National Portrait gallery, London, 2009.
Macca's 70 soon. All the Old Gods nearly are dead. Icons. Our instant access culture makes it hard for anything to register and have an impact like it used to. We've all seen it, done it, got the T-shirt. No more so than in the world of Rock. I mean, really, do you care about U2 playing Glastonbury, 2010? That's the best we got? Sad.
So, with thoughts like that in my noggin, I paid 11 quid to see this show. Swinging London and those wot won it. The Golden Age. Some slagged the notion of such frippery in so august a venue as the NPG. But they probably never liked music anyway.
Photography of all sorts has really started to become big money in the last 10 years. It's still cheaper than "proper" Art but it's also grown up into a Proper Art.
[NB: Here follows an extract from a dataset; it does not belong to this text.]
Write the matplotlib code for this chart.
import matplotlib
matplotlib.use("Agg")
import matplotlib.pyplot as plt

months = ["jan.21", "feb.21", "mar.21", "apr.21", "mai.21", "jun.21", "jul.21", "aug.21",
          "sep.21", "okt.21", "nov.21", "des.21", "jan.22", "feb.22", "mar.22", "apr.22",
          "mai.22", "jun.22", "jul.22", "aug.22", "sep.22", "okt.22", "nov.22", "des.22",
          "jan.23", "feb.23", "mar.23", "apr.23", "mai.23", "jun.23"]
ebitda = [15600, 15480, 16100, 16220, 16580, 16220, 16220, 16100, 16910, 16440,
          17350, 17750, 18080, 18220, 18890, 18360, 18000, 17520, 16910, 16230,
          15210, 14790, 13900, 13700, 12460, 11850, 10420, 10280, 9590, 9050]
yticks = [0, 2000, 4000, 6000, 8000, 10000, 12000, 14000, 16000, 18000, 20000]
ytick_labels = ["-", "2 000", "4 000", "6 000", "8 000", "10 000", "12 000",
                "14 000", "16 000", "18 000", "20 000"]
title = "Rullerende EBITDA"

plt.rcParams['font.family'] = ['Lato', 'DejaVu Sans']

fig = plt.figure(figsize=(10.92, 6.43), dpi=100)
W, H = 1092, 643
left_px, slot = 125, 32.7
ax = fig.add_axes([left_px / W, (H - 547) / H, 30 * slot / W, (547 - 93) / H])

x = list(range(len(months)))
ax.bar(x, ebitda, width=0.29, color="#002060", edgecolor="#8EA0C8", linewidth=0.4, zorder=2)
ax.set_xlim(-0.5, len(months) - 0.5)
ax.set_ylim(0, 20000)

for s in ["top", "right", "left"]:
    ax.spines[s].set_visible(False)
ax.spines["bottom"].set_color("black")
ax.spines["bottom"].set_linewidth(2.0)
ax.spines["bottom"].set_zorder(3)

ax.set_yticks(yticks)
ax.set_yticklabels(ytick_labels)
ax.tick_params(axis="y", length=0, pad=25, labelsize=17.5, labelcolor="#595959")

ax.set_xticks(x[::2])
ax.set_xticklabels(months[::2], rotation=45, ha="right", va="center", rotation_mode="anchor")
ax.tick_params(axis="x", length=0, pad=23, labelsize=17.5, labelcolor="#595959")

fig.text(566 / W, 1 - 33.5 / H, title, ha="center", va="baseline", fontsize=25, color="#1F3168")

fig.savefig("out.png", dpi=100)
Today, with digital technology, the world of the image is everywhere. We're bombarded daily. Photography now has its own Old Masters and original prints are valuable. Cecil Beaton, anyone?
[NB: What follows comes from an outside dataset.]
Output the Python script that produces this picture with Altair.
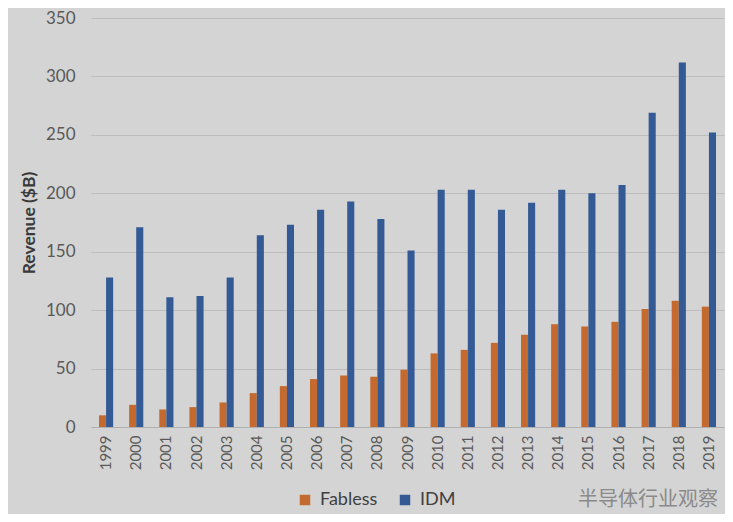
import altair as alt
import pandas as pd

years = [str(y) for y in range(1999, 2020)]
fabless = [10, 19, 15, 17, 21, 29, 35, 41, 44, 43, 49, 63, 66, 72, 79, 88, 86, 90, 101, 108, 103]
idm = [128, 171, 111, 112, 128, 164, 173, 186, 193, 178, 151, 203, 203, 186, 192, 203, 200, 207, 269, 312, 252]
series = ["Fabless", "IDM"]
colors = ["#c46a2e", "#335a94"]

rows = []
for i, y in enumerate(years):
    rows.append({"Year": y, "Type": "Fabless", "Revenue": fabless[i]})
    rows.append({"Year": y, "Type": "IDM", "Revenue": idm[i]})
df = pd.DataFrame(rows)

FONT = "Lato"

bars = alt.Chart(df).mark_bar().encode(
    x=alt.X("Year:N", sort=years,
            scale=alt.Scale(paddingInner=0.53, paddingOuter=0.265),
            axis=alt.Axis(title=None, labelAngle=-90, labelFontSize=15, labelColor="#595959",
                          labelPadding=8, ticks=False, domainColor="#b0b0b0", labelFont=FONT,
                          labelBaseline="middle", labelAlign="right")),
    xOffset=alt.XOffset("Type:N", sort=series),
    y=alt.Y("Revenue:Q", scale=alt.Scale(domain=[0, 350]),
            axis=alt.Axis(title="Revenue ($B)", values=list(range(0, 351, 50)), labelFontSize=17,
                          labelColor="#595959", labelPadding=16, ticks=False, domain=False,
                          gridColor="#bdbdbd", titleFontSize=17.5, titleFontWeight="bold",
                          titleColor="#3a3a3a", titlePadding=7, labelFont=FONT, titleFont=FONT)),
    color=alt.Color("Type:N", sort=series, scale=alt.Scale(domain=series, range=colors),
                    legend=alt.Legend(title=None, orient="none", legendX=205, legendY=473,
                                      direction="horizontal", symbolType="square", symbolSize=110,
                                      labelFontSize=18, labelColor="#404040", labelFont=FONT,
                                      columnPadding=18, labelOffset=6, symbolStrokeWidth=0)),
)

wm = alt.Chart(pd.DataFrame({"t": ["半导体行业观察"]})).mark_text(
    font="Noto Sans CJK SC", fontSize=20, color="#8a8a8a", align="right", baseline="middle"
).encode(text="t:N", x=alt.value(627), y=alt.value(482))

chart = alt.layer(bars, wm).properties(
    width=633, height=409, background="#d4d4d4",
    autosize=alt.AutoSizeParams(type="none"),
    padding={"left": 83, "top": 10, "right": 1, "bottom": 87},
).configure_view(stroke=None)

chart.save("out.html", embed_options={"renderer": "svg", "actions": False})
This exhibition is from a simpler time. Any images from that period resonate with a certain charm. Any new images from that period recapture the magic all over again. The subject matter is familiar but, for a Fan Boy like me, it's still a thrill to see, say, a Beatles picture that I hadn't seen before.
Through chronological galleries the years 1961 to 1969 are presented as a series of photos and ephemera. The world of Rock and Mass Media from its toddler beginnings to Young Adult. It's old now. But the camera sees all, then and now. To see Keith Richards in 1963, fresh-faced and genuinely happy, is to wonder at Life. The Beatles peeking from behind Brian Epstein's vermillion-red front door. Germaine Greer, haughty and hot, with her breasts out. Marc Bolan as a Mod. The Who in Wapping.
Some images are classics. Bailey's Beatles. Mankowitz's Stones and Hendrix. Still looking cool, effortless, knowing, free. The selling of The Dream. The fact these images were essentially designed to shift units doesn't detract from their beauty. As the Stones used to say in their press ads; "where art and commerce meet". A good example of this is the Beatles' "Twist & Shout" display. The joyous image of our Mop Tops leaping in the air, breaking on through to the other side of the 60s. The original contact sheet is there with the chalk marks around the selected shot. A simple snapshot decision that reverberates on a million record sleeves and in the collective memory.
Alongside the photography, the journey through the decade is illustrated with record sleeves, clothes, fanzines, sheet music, colour supplement features, tickets. A swirling mess of Groovy. Some looks kitsch, but pleasing. The quality of photographer in those days was high. They might have been hacks but they had talent. The early years were all fresh-meat-to-the-machine. This stuff sells newspapers!
By the mid 60s and Robert Whitaker's pictures of The Beatles there's more energy. You could try anything then because it was all still innovative and fun. The Shock of the New. You can feel the connection between the audience of the day and their heroes. Maybe not as equals, but certainly sharing the same thoughts and feelings of the age. We're all in this together.
Bands and fans grew up at the same time. The journey from Gerry & The Pacemakers to Jethro Tull only takes 5 years: from school to university. It's almost alarming to go from cheesy grins in matching suits to longhair and paisley in such a short space. Everyone today looks pretty much the same as they did 10 years ago.
The book's been written. The riffs, licks and chops played. Our modern world all started then. Our Mojo got working as we lived for Today and created The Future. The years lead up to Bowie. He's on the cusp of the Seventies. And Bowie IS the Seventies. The images here are of a One Hit Wonder planning his next move. The advert for Stylophone "as heard on David Bowie's Smash Hit!" doesn't bode well. Hey, who knew?